[START OF MATERIAL PROVIDED]

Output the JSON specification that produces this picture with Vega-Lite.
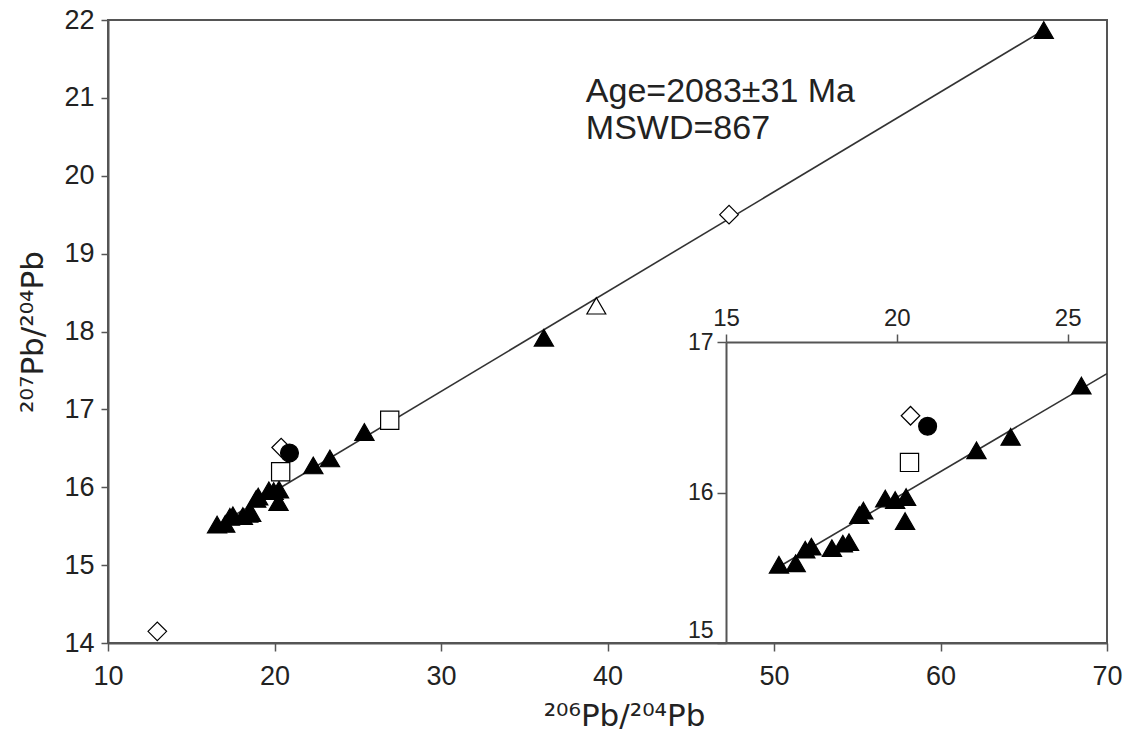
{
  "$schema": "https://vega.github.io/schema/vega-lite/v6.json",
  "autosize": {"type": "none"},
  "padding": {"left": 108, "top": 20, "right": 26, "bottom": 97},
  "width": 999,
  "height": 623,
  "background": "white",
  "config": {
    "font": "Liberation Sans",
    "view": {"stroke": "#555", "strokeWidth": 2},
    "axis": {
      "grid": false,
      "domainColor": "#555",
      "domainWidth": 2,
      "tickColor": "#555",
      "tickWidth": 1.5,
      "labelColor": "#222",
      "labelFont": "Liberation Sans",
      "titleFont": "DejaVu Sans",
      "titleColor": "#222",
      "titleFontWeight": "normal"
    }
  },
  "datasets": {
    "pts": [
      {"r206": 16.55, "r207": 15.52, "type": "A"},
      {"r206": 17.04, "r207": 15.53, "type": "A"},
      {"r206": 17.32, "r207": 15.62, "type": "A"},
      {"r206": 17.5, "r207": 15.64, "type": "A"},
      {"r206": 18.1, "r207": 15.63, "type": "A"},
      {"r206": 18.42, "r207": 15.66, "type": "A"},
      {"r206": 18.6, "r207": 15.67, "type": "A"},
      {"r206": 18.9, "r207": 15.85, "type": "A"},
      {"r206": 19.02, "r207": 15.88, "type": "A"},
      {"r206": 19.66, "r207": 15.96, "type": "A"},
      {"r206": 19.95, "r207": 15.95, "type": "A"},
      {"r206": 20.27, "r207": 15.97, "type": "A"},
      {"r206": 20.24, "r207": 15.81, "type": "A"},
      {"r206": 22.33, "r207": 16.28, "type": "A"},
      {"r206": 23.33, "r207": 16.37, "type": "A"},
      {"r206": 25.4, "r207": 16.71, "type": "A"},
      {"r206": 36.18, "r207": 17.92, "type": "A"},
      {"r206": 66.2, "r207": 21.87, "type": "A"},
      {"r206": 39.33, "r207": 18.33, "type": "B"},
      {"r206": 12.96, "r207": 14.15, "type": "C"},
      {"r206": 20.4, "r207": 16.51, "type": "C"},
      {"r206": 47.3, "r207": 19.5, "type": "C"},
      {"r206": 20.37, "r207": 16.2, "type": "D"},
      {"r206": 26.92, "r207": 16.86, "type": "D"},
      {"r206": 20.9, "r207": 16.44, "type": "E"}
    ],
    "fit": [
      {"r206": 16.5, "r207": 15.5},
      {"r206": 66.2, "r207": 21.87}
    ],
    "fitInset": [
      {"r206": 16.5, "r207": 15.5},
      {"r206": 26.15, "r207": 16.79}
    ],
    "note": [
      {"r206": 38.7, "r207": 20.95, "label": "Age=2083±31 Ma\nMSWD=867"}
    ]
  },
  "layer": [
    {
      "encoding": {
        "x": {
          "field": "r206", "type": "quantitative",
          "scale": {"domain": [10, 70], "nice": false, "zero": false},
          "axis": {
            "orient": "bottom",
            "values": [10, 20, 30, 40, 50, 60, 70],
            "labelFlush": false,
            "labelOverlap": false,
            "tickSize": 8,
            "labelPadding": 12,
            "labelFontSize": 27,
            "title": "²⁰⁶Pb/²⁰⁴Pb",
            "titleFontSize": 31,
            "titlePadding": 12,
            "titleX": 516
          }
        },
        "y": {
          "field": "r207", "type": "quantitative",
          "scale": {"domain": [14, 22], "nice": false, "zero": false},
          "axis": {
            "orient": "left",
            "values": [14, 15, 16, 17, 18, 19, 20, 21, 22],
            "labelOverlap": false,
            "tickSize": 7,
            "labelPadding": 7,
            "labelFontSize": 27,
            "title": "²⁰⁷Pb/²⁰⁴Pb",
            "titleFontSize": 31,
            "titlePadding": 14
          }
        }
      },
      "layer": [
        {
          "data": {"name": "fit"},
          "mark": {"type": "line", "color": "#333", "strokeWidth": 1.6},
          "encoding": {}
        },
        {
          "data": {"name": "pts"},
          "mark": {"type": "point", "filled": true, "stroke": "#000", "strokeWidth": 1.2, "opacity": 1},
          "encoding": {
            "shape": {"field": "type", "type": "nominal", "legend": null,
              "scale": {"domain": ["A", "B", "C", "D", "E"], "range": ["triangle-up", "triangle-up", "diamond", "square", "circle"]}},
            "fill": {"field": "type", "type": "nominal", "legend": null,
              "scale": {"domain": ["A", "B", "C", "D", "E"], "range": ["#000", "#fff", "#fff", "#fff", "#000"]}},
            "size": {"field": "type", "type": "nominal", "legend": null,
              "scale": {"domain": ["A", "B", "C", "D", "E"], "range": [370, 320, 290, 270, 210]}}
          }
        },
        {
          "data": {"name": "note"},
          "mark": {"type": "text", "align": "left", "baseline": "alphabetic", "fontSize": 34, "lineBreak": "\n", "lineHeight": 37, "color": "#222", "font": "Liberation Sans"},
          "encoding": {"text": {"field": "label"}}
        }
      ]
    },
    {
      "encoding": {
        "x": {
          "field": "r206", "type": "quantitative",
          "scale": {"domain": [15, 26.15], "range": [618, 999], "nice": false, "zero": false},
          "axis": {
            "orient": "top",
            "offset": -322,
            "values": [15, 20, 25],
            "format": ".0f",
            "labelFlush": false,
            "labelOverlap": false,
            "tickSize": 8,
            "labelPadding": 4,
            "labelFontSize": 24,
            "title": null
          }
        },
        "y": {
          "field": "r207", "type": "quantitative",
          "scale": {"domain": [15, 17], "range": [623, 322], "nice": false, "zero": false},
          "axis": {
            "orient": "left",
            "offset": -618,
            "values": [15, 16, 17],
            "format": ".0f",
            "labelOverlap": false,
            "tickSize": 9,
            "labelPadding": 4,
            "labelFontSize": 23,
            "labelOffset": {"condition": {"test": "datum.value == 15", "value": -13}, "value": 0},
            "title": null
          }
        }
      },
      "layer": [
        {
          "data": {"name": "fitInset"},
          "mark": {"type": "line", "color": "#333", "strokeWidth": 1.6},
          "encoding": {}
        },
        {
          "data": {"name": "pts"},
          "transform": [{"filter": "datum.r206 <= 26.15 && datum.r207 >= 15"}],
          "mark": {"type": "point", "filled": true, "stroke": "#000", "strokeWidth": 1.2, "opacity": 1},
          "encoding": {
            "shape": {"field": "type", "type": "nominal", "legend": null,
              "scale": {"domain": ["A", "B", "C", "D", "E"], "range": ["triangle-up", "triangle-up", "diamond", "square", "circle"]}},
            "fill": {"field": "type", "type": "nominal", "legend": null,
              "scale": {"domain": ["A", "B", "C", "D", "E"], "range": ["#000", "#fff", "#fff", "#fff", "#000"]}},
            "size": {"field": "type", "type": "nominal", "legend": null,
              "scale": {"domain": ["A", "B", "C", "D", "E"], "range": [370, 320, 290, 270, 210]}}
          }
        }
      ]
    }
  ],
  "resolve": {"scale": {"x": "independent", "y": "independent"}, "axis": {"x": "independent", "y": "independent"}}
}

[END OF MATERIAL PROVIDED]

WHAT IS REQUIRED:
Set down all the data again exactly as above, pictures excluded.

THE SOLUTION:
Output the JSON specification that produces this picture with Vega-Lite.
{
  "$schema": "https://vega.github.io/schema/vega-lite/v6.json",
  "autosize": {"type": "none"},
  "padding": {"left": 108, "top": 20, "right": 26, "bottom": 97},
  "width": 999,
  "height": 623,
  "background": "white",
  "config": {
    "font": "Liberation Sans",
    "view": {"stroke": "#555", "strokeWidth": 2},
    "axis": {
      "grid": false,
      "domainColor": "#555",
      "domainWidth": 2,
      "tickColor": "#555",
      "tickWidth": 1.5,
      "labelColor": "#222",
      "labelFont": "Liberation Sans",
      "titleFont": "DejaVu Sans",
      "titleColor": "#222",
      "titleFontWeight": "normal"
    }
  },
  "datasets": {
    "pts": [
      {"r206": 16.55, "r207": 15.52, "type": "A"},
      {"r206": 17.04, "r207": 15.53, "type": "A"},
      {"r206": 17.32, "r207": 15.62, "type": "A"},
      {"r206": 17.5, "r207": 15.64, "type": "A"},
      {"r206": 18.1, "r207": 15.63, "type": "A"},
      {"r206": 18.42, "r207": 15.66, "type": "A"},
      {"r206": 18.6, "r207": 15.67, "type": "A"},
      {"r206": 18.9, "r207": 15.85, "type": "A"},
      {"r206": 19.02, "r207": 15.88, "type": "A"},
      {"r206": 19.66, "r207": 15.96, "type": "A"},
      {"r206": 19.95, "r207": 15.95, "type": "A"},
      {"r206": 20.27, "r207": 15.97, "type": "A"},
      {"r206": 20.24, "r207": 15.81, "type": "A"},
      {"r206": 22.33, "r207": 16.28, "type": "A"},
      {"r206": 23.33, "r207": 16.37, "type": "A"},
      {"r206": 25.4, "r207": 16.71, "type": "A"},
      {"r206": 36.18, "r207": 17.92, "type": "A"},
      {"r206": 66.2, "r207": 21.87, "type": "A"},
      {"r206": 39.33, "r207": 18.33, "type": "B"},
      {"r206": 12.96, "r207": 14.15, "type": "C"},
      {"r206": 20.4, "r207": 16.51, "type": "C"},
      {"r206": 47.3, "r207": 19.5, "type": "C"},
      {"r206": 20.37, "r207": 16.2, "type": "D"},
      {"r206": 26.92, "r207": 16.86, "type": "D"},
      {"r206": 20.9, "r207": 16.44, "type": "E"}
    ],
    "fit": [
      {"r206": 16.5, "r207": 15.5},
      {"r206": 66.2, "r207": 21.87}
    ],
    "fitInset": [
      {"r206": 16.5, "r207": 15.5},
      {"r206": 26.15, "r207": 16.79}
    ],
    "note": [
      {"r206": 38.7, "r207": 20.95, "label": "Age=2083±31 Ma\nMSWD=867"}
    ]
  },
  "layer": [
    {
      "encoding": {
        "x": {
          "field": "r206", "type": "quantitative",
          "scale": {"domain": [10, 70], "nice": false, "zero": false},
          "axis": {
            "orient": "bottom",
            "values": [10, 20, 30, 40, 50, 60, 70],
            "labelFlush": false,
            "labelOverlap": false,
            "tickSize": 8,
            "labelPadding": 12,
            "labelFontSize": 27,
            "title": "²⁰⁶Pb/²⁰⁴Pb",
            "titleFontSize": 31,
            "titlePadding": 12,
            "titleX": 516
          }
        },
        "y": {
          "field": "r207", "type": "quantitative",
          "scale": {"domain": [14, 22], "nice": false, "zero": false},
          "axis": {
            "orient": "left",
            "values": [14, 15, 16, 17, 18, 19, 20, 21, 22],
            "labelOverlap": false,
            "tickSize": 7,
            "labelPadding": 7,
            "labelFontSize": 27,
            "title": "²⁰⁷Pb/²⁰⁴Pb",
            "titleFontSize": 31,
            "titlePadding": 14
          }
        }
      },
      "layer": [
        {
          "data": {"name": "fit"},
          "mark": {"type": "line", "color": "#333", "strokeWidth": 1.6},
          "encoding": {}
        },
        {
          "data": {"name": "pts"},
          "mark": {"type": "point", "filled": true, "stroke": "#000", "strokeWidth": 1.2, "opacity": 1},
          "encoding": {
            "shape": {"field": "type", "type": "nominal", "legend": null,
              "scale": {"domain": ["A", "B", "C", "D", "E"], "range": ["triangle-up", "triangle-up", "diamond", "square", "circle"]}},
            "fill": {"field": "type", "type": "nominal", "legend": null,
              "scale": {"domain": ["A", "B", "C", "D", "E"], "range": ["#000", "#fff", "#fff", "#fff", "#000"]}},
            "size": {"field": "type", "type": "nominal", "legend": null,
              "scale": {"domain": ["A", "B", "C", "D", "E"], "range": [370, 320, 290, 270, 210]}}
          }
        },
        {
          "data": {"name": "note"},
          "mark": {"type": "text", "align": "left", "baseline": "alphabetic", "fontSize": 34, "lineBreak": "\n", "lineHeight": 37, "color": "#222", "font": "Liberation Sans"},
          "encoding": {"text": {"field": "label"}}
        }
      ]
    },
    {
      "encoding": {
        "x": {
          "field": "r206", "type": "quantitative",
          "scale": {"domain": [15, 26.15], "range": [618, 999], "nice": false, "zero": false},
          "axis": {
            "orient": "top",
            "offset": -322,
            "values": [15, 20, 25],
            "format": ".0f",
            "labelFlush": false,
            "labelOverlap": false,
            "tickSize": 8,
            "labelPadding": 4,
            "labelFontSize": 24,
            "title": null
          }
        },
        "y": {
          "field": "r207", "type": "quantitative",
          "scale": {"domain": [15, 17], "range": [623, 322], "nice": false, "zero": false},
          "axis": {
            "orient": "left",
            "offset": -618,
            "values": [15, 16, 17],
            "format": ".0f",
            "labelOverlap": false,
            "tickSize": 9,
            "labelPadding": 4,
            "labelFontSize": 23,
            "labelOffset": {"condition": {"test": "datum.value == 15", "value": -13}, "value": 0},
            "title": null
          }
        }
      },
      "layer": [
        {
          "data": {"name": "fitInset"},
          "mark": {"type": "line", "color": "#333", "strokeWidth": 1.6},
          "encoding": {}
        },
        {
          "data": {"name": "pts"},
          "transform": [{"filter": "datum.r206 <= 26.15 && datum.r207 >= 15"}],
          "mark": {"type": "point", "filled": true, "stroke": "#000", "strokeWidth": 1.2, "opacity": 1},
          "encoding": {
            "shape": {"field": "type", "type": "nominal", "legend": null,
              "scale": {"domain": ["A", "B", "C", "D", "E"], "range": ["triangle-up", "triangle-up", "diamond", "square", "circle"]}},
            "fill": {"field": "type", "type": "nominal", "legend": null,
              "scale": {"domain": ["A", "B", "C", "D", "E"], "range": ["#000", "#fff", "#fff", "#fff", "#000"]}},
            "size": {"field": "type", "type": "nominal", "legend": null,
              "scale": {"domain": ["A", "B", "C", "D", "E"], "range": [370, 320, 290, 270, 210]}}
          }
        }
      ]
    }
  ],
  "resolve": {"scale": {"x": "independent", "y": "independent"}, "axis": {"x": "independent", "y": "independent"}}
}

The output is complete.